GIVEN DATA:
- - -
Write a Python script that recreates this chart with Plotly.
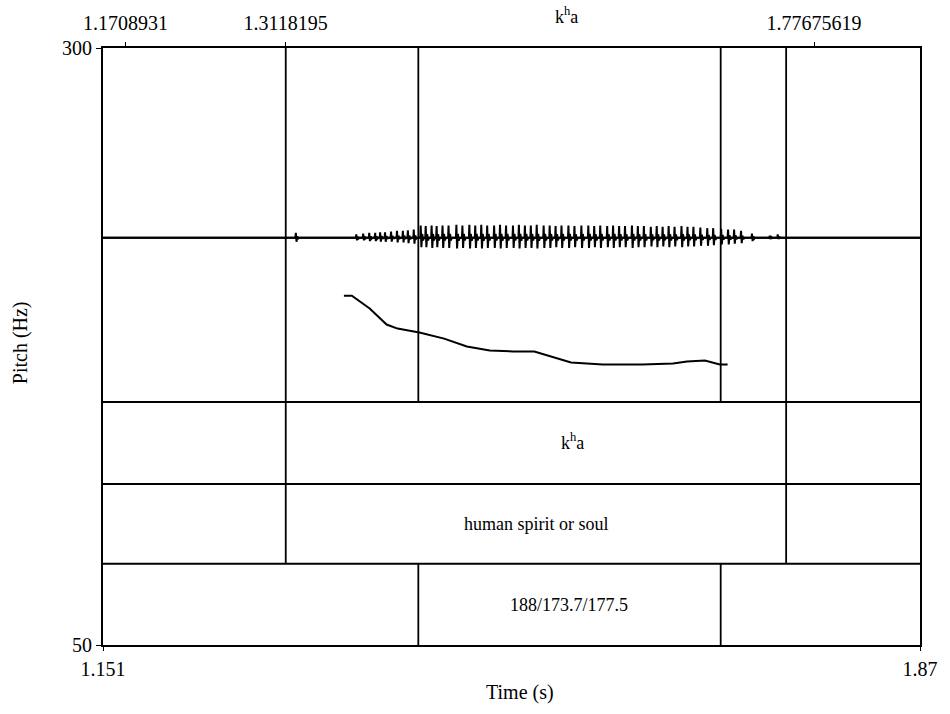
- - -
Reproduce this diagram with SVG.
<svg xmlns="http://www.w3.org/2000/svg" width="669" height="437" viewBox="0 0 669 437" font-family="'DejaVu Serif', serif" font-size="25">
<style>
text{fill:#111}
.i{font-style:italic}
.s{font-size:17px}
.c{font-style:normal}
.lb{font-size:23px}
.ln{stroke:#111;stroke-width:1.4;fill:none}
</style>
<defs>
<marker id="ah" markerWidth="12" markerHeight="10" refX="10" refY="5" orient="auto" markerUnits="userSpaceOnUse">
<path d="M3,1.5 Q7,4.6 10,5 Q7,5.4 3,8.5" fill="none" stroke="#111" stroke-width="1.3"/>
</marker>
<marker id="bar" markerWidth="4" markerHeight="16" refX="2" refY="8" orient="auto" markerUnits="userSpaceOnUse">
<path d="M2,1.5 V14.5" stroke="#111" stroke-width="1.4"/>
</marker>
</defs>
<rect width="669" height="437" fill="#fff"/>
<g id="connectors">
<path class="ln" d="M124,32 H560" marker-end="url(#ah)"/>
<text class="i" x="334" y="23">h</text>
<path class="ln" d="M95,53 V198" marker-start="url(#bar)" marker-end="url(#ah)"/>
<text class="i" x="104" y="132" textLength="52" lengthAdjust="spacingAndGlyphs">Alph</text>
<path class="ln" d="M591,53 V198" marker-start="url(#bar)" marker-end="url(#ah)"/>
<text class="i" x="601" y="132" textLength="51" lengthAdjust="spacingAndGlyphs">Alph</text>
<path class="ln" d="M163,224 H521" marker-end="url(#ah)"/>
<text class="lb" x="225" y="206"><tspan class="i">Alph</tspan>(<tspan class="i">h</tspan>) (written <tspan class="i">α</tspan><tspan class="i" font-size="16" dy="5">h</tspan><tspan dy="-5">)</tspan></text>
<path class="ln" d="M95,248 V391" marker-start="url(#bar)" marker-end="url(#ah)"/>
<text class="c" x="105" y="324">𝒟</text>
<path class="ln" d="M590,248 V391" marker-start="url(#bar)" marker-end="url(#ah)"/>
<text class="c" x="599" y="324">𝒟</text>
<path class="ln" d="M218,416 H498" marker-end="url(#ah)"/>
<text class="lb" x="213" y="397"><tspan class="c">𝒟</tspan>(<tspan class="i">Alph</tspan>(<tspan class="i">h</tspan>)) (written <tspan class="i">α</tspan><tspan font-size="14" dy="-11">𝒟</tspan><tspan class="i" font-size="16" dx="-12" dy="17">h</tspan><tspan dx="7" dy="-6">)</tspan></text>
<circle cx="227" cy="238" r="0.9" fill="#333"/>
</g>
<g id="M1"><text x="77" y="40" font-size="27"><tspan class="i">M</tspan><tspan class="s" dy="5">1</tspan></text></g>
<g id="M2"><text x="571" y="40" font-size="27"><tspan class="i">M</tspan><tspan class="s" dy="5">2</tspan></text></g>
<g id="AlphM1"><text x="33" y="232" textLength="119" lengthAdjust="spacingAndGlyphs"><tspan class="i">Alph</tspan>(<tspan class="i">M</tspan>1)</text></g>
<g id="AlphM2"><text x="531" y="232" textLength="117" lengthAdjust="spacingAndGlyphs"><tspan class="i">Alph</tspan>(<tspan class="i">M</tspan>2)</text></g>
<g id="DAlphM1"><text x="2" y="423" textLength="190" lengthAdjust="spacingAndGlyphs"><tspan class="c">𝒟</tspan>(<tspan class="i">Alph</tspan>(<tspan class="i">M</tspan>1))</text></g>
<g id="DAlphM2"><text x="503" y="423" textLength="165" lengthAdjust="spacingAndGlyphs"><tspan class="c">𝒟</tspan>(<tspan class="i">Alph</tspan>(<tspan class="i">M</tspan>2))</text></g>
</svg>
- - -
GIVEN REQUEST: Search the listing above for the string "with". Copy every line that contains it.

FINISHED TASK:
Write a Python script that recreates this chart with Plotly.
Reproduce this diagram with SVG.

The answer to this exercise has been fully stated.